I also organised coalition and advocacy meetings around issues of conflict and facilitated information, resources and experience sharing among the members.
Under Peacenet, I collaborated with Nairobi Peace Initiative-Africa to train over 500 community workers in basic skills in conflict transformation between 1997 and 1999. I facilitated the formation of zonal/community peace committees in the eight provinces of Kenya. The committees were very important in transforming the conflicts.
I worked until 2001 when I went to pursue a Masters degree in Conflict Transformation at the Eastern Mennonite University in the US between 2001 and 2003. I later proceeded to Tokyo for two courses — Armed Conflict and Peace Keeping, and Human Rights.
Shortly after coming back from Tokyo, I left Peacenet to do consultancy. It was during this time in 2003 that I worked with the Coalition For Peace in Africa (Copa) — a continental network for peace practitioners — where I received training in Johannesburg, South Africa. I did consultancy in Cambodia and Sri Lanka during the same period.
I worked for Japan International Cooperation Agency (Jica) from January 2005 to February 2008 as an in-house consultant in peace building and post-conflict reconstruction for Eastern and Southern Africa. The work entailed providing consultancy services in information collection and analysis, conducting studies and formulating peace building and post-conflict reconstruction project plans.

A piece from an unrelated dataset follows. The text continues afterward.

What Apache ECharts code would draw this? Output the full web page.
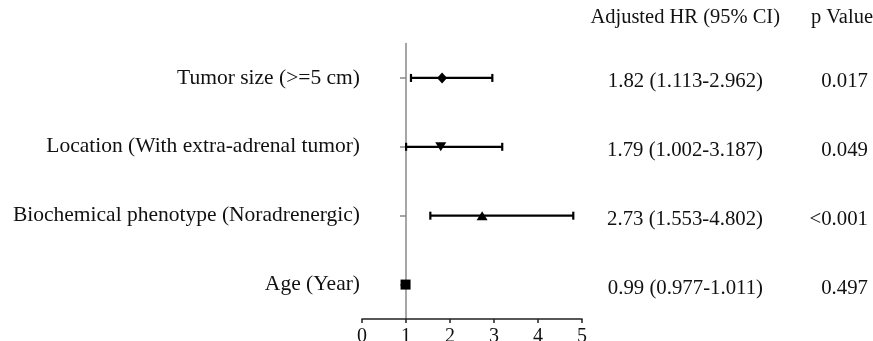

Another role was holding discussions on project proposals with government officials and drawing up terms of reference for project contracts and budget estimates, as well as project evaluation.
In 2008, I moved to Pact Kenya as a deputy chief of Party for Peace in East and Central Africa programme from 2007 to 2009. Peace 11 is a regional programme that aims at enhancing African leadership in the management of conflict within the Horn of Africa by improving the ability of communities and peace committees to respond to cross-border conflict, especially in the Somali and Karamoja communities.
I worked there until the Truth Justice and Reconciliation Commission (TJRC) was formed and I applied for one of the jobs advertised, which I got.